Neighbours are claiming that police knew of Small’s treatment of Neesa and did nothing, because, apart from the child’s retracted complaint, they broke into a hotel room in Parika to look for drugs, saw Small in bed with the child, who was then evidently a minor, and left after not finding any drugs.
Neesa had subsequently related that Small had forcibly drugged her at the hotel and when she woke up her entire body was in pain, something that she said had happened frequently at the home, even while Naree was there.
Surely this man should have been charged with statutory rape, especially with the ranks that saw Small in bed with the child at the hotel being eyewitnesses to this criminal act.
Even now investigations should lead to charges being instituted so that, even posthumously, Neesa could receive some measure of justice for her suffering.
Eldest sister Nalini says that her father’s relatives, among whom she grew, are a very close-knit and loving family, and that her aunt Khrishnama and her husband can give her baby sister, who would turn six on the 6th December, a happy and secure life and a wonderful future.
She says that she has spent large portions of her childhood with the couple, all of whose children reside abroad, and that they always treated her kindly, without differentiating between her and their own children.
According to little Maria’s eldest sister, it would be a tragic travesty of justice if the child is left with the sickly grandparents, who left them to suffer the worst cruelties at the hands of their daughter; or even if Naree’s sister is allowed custody to take the child to live with her in Barbados.
Moonsammy’s relatives are worried because the child is now the sole owner of the father’s property and are concerned that if she is taken out of the jurisdiction of the authorities of Guyana, then her fate may very well duplicate that of her sister Neesa’s, with none the wiser, just as no one in Moonsammy’s family had known what was happening with Neesa.
Moonsammy’s relatives want the State to sell the property, as is, including the car, maybe to a member of the Diaspora, and put the proceeds in a trust fund for the child until she reaches maturity, because they have enough resources to keep her in the lap of luxury – according to her aunt Khrishnama, like the “princess” that her father called her. She said that they will cherish their brother’s last charge.

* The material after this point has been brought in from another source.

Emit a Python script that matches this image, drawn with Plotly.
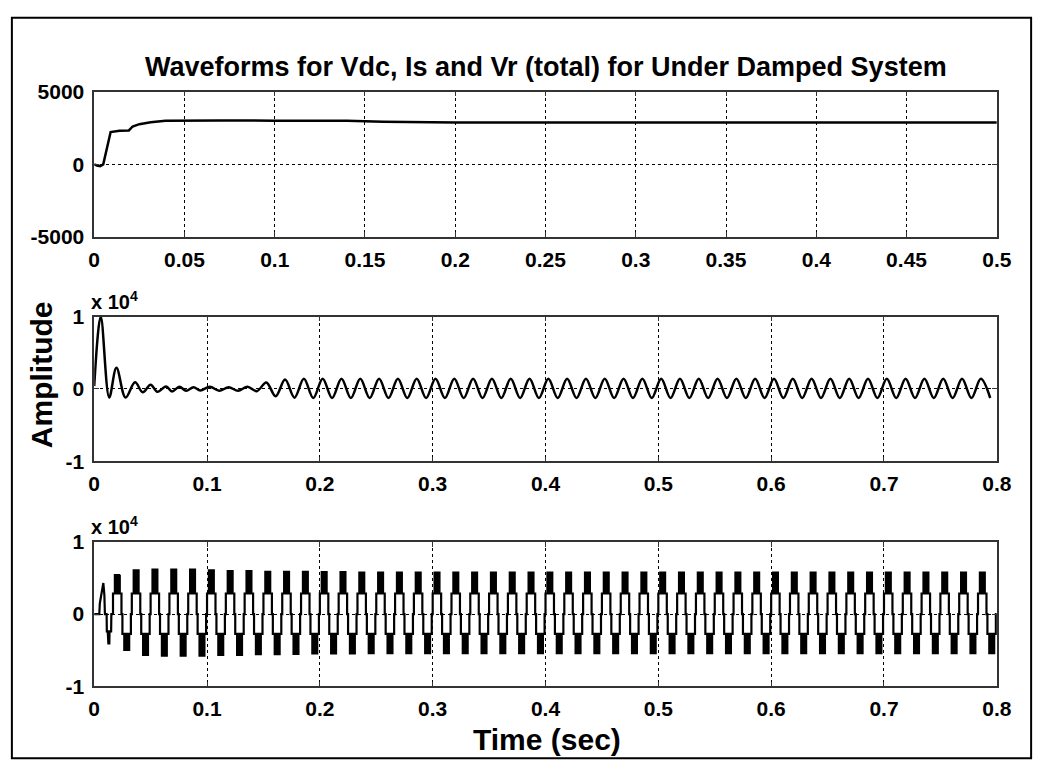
import plotly.graph_objects as go

W, H = 1052, 775

# ---------------- data ----------------
title_text = "Waveforms for Vdc, Is and Vr (total) for Under Damped System"

# Vdc (top panel)
vdc_t = [0.0, 0.0015, 0.0033, 0.0050, 0.0091, 0.0141, 0.0192, 0.0213, 0.0250, 0.0313,
         0.0395, 0.0500, 0.0700, 0.1000, 0.1400, 0.1600, 0.1800, 0.2000, 0.3000, 0.4000, 0.5000]
vdc_v = [0, -80, -120, 0, 2220, 2310, 2330, 2600, 2760, 2890,
         2990, 3010, 3020, 3000, 2990, 2920, 2880, 2870, 2870, 2870, 2870]

# Is (middle panel): transient extrema
is_t_start = [0.0, 0.0058, 0.0133, 0.0197, 0.0278, 0.0362, 0.0430, 0.0500, 0.0560,
              0.0637, 0.0690, 0.0755, 0.0815, 0.0880, 0.0940]
is_v_start = [400, 10000, -1180, 2930, -1180, 915, -450, 600, -400,
              350, -350, 300, -250, 250, -200]
# Is steady part: extremum values every half cycle (60 Hz) starting at t = 0.1025
is_freq = 60.0
is_t0 = 0.1025
is_half_vals = [
    300, -250, 250, -250, 300, -300, 900, -1000, 1300, -1200,
    1400, -1250, 1400, -1250, 1400, -1250, 1400, -1250, 1400, -1250,
    1400, -1250, 1400, -1250, 1400, -1250, 1400, -1250, 1400, -1250,
    1400, -1250, 1400, -1250, 1400, -1250, 1400, -1250, 1400, -1250,
    1400, -1250, 1400, -1250, 1400, -1250, 1400, -1250, 1400, -1250,
    1400, -1250, 1400, -1250, 1400, -1250, 1400, -1250, 1400, -1250,
    1400, -1250, 1400, -1250, 1400, -1250, 1400, -1250, 1400, -1250,
    1400, -1250, 1400, -1250, 1400, -1250, 1400, -1250, 1400, -1250,
    1400, -1250, 1400, -1250,
]

# Vr total (bottom panel)
vr_freq = 60.0
vr_first_t = [0.0, 0.0045, 0.0050, 0.0081, 0.0090, 0.0095, 0.0110, 0.0112, 0.0120,
              0.0122, 0.0124, 0.0126, 0.0128, 0.0130, 0.0132, 0.0134, 0.0136,
              0.0150, 0.0152, 0.0167]
vr_first_v = [0, 0, 1500, 4300, 2700, 0, 0, -2400, -2400,
              -4200, -2400, -4200, -2400, -4200, -2400, -4200, -2400,
              -2400, 0, 0]
vr_step_pos = 2850
vr_step_neg = -2750
vr_pos_peak = [5400, 6200, 6300, 6300, 6300, 6200, 6100, 6100, 6000, 6000,
               6000, 5950, 5950, 5900, 5900, 5900, 5900, 5900, 5900, 5900,
               5900, 5900, 5900, 5900, 5900, 5900, 5900, 5900, 5900, 5900,
               5900, 5900, 5900, 5900, 5900, 5900, 5900, 5900, 5900, 5900,
               5900, 5900, 5900, 5900, 5900, 5900, 5900]
vr_neg_peak = [-5100, -5800, -5900, -5900, -5900, -5800, -5800, -5700, -5700, -5650,
               -5600, -5600, -5600, -5550, -5550, -5550, -5550, -5550, -5550, -5550,
               -5550, -5550, -5550, -5550, -5550, -5550, -5550, -5550, -5550, -5550,
               -5550, -5550, -5550, -5550, -5550, -5550, -5550, -5550, -5550, -5550,
               -5550, -5550, -5550, -5550, -5550, -5550, -5550]

top_xticks = [0, 0.05, 0.1, 0.15, 0.2, 0.25, 0.3, 0.35, 0.4, 0.45, 0.5]
top_xtext = ["0", "0.05", "0.1", "0.15", "0.2", "0.25", "0.3", "0.35", "0.4", "0.45", "0.5"]
top_yticks = [-5000, 0, 5000]
top_ytext = ["-5000", "0", "5000"]
low_xticks = [0, 0.1, 0.2, 0.3, 0.4, 0.5, 0.6, 0.7, 0.8]
low_xtext = ["0", "0.1", "0.2", "0.3", "0.4", "0.5", "0.6", "0.7", "0.8"]
low_yticks = [-10000, 0, 10000]
low_ytext = ["-1", "0", "1"]

# ---------------- build series ----------------
is_t = list(is_t_start)
is_v = list(is_v_start)
for k, v in enumerate(is_half_vals):
    t = is_t0 + k / (2 * is_freq)
    if t > 0.8:
        break
    is_t.append(t)
    is_v.append(v)

T = 1.0 / vr_freq
vr_t = list(vr_first_t)
vr_v = list(vr_first_v)


def block(t_a, t_b, lo, hi, n=9):
    pts = []
    for j in range(n):
        tj = t_a + (t_b - t_a) * j / (n - 1)
        if j % 2 == 0:
            pts += [(tj, lo), (tj, hi)]
        else:
            pts += [(tj, hi), (tj, lo)]
    return pts


for c, (p, n) in enumerate(zip(vr_pos_peak, vr_neg_peak), start=1):
    t0 = c * T
    pts = [(t0, 0), (t0, vr_step_pos), (t0 + 0.10 * T, vr_step_pos)]
    pts += block(t0 + 0.10 * T, t0 + 0.36 * T, vr_step_pos, p)
    pts += [(t0 + 0.36 * T, vr_step_pos), (t0 + 0.45 * T, vr_step_pos), (t0 + 0.45 * T, 0),
            (t0 + 0.50 * T, 0), (t0 + 0.50 * T, vr_step_neg), (t0 + 0.60 * T, vr_step_neg)]
    pts += block(t0 + 0.60 * T, t0 + 0.86 * T, vr_step_neg, n)
    pts += [(t0 + 0.86 * T, vr_step_neg), (t0 + 0.95 * T, vr_step_neg), (t0 + 0.95 * T, 0),
            (t0 + T, 0)]
    for tt, vv in pts:
        if tt <= 0.8:
            vr_t.append(tt)
            vr_v.append(vv)

# ---------------- figure ----------------
FONT = "Liberation Sans, Arial, Helvetica, sans-serif"
fig = go.Figure()
line = dict(color="black", width=2.5)
fig.add_trace(go.Scatter(x=vdc_t, y=vdc_v, mode="lines", line=line, xaxis="x", yaxis="y", showlegend=False))
fig.add_trace(go.Scatter(x=is_t, y=is_v, mode="lines", line=dict(color="black", width=2.5, shape="spline", smoothing=1.0),
                         xaxis="x2", yaxis="y2", showlegend=False))
fig.add_trace(go.Scatter(x=vr_t, y=vr_v, mode="lines", line=dict(color="black", width=2.2),
                         xaxis="x3", yaxis="y3", showlegend=False))

xdom = [90 / W, 1011 / W]


def ydom(top_px, bot_px):
    return [(H - bot_px) / H, (H - top_px) / H]


tickfont = dict(family=FONT, size=21, color="black", weight="bold")
ax_common = dict(showline=True, linecolor="#333", linewidth=1.5, mirror="ticks", ticks="inside",
                 ticklen=5, tickcolor="#333", tickwidth=1.2, showgrid=True, gridcolor="black",
                 gridwidth=1, griddash="3px,3px", zeroline=False, tickfont=tickfont, fixedrange=True)

fig.update_layout(
    width=W, height=H, margin=dict(l=0, r=0, t=0, b=0),
    paper_bgcolor="white", plot_bgcolor="white",
    xaxis=dict(domain=xdom, range=[0, 0.5], tickvals=top_xticks, ticktext=top_xtext, anchor="y",
               ticklabelstandoff=3, **ax_common),
    yaxis=dict(domain=ydom(82, 232), range=[-5000, 5000], tickvals=top_yticks, ticktext=top_ytext,
               anchor="x", ticklabelstandoff=4, **ax_common),
    xaxis2=dict(domain=xdom, range=[0, 0.8], tickvals=low_xticks, ticktext=low_xtext, anchor="y2",
                ticklabelstandoff=3, **ax_common),
    yaxis2=dict(domain=ydom(314, 463), range=[-10000, 10000], tickvals=low_yticks, ticktext=low_ytext,
                anchor="x2", ticklabelstandoff=4, **ax_common),
    xaxis3=dict(domain=xdom, range=[0, 0.8], tickvals=low_xticks, ticktext=low_xtext, anchor="y3",
                ticklabelstandoff=3, **ax_common),
    yaxis3=dict(domain=ydom(546, 695), range=[-10000, 10000], tickvals=low_yticks, ticktext=low_ytext,
                anchor="x3", ticklabelstandoff=4, **ax_common),
)

annots = [
    dict(text=title_text, x=550.5 / W, y=1 - 57 / H, font=dict(family=FONT, size=27, color="black", weight="bold")),
    dict(text="Amplitude", x=37 / W, y=1 - 374 / H, textangle=-90,
         font=dict(family=FONT, size=30, color="black", weight="bold")),
    dict(text="Time (sec)", x=552 / W, y=1 - 750 / H, font=dict(family=FONT, size=30, color="black", weight="bold")),
    dict(text="x 10<sup>4</sup>", x=86 / W, y=1 - 297 / H, xanchor="left",
         font=dict(family=FONT, size=20, color="black", weight="bold")),
    dict(text="x 10<sup>4</sup>", x=86 / W, y=1 - 529 / H, xanchor="left",
         font=dict(family=FONT, size=20, color="black", weight="bold")),
]
for a in annots:
    a.setdefault("xanchor", "center")
    fig.add_annotation(xref="paper", yref="paper", yanchor="middle", showarrow=False, borderpad=0, **a)

# outer frame of the picture
fig.add_shape(type="rect", xref="paper", yref="paper", x0=6 / W, x1=1046 / W, y0=1 - 769 / H, y1=1 - 6 / H,
              line=dict(color="black", width=2), fillcolor="rgba(0,0,0,0)", layer="above")

fig.write_html("out.html")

On Thursday 15th October, little Maria Gopaul’s aunt Krishnama Sukhra filed a motion in the High Court seeking sole custody of the child.
On a visit to Crabwood Creek, Chronicle investigated the Gopauls and discovered that their claims are all valid – that they are a financially secure family, with much resources; and also that they live with a great deal of love among family members, with aunt Khrishnama and her husband Sukhra, who want to adopt little Maria, living alone in a luxurious and spacious home.
Experts in child psychology say that Maria Gopaul is young enough to forget her terrible experiences if she is removed entirely away from people and the environment who and which will remind her of all the bad things that happened in her family after her father died.
According to eldest sister Nalini, and all those to whom the Chronicle spoke, especially those on the West Coast of Demerara who knew of the mother’s family’s lack of concern for the children’s sufferings, the loving nurturing promised by the Gopaul family in Crabwood Creek can provide the child the best opportunity for healing and growing up with minimal emotional and psychological scars.
The system should not fail Maria as it did Neesa.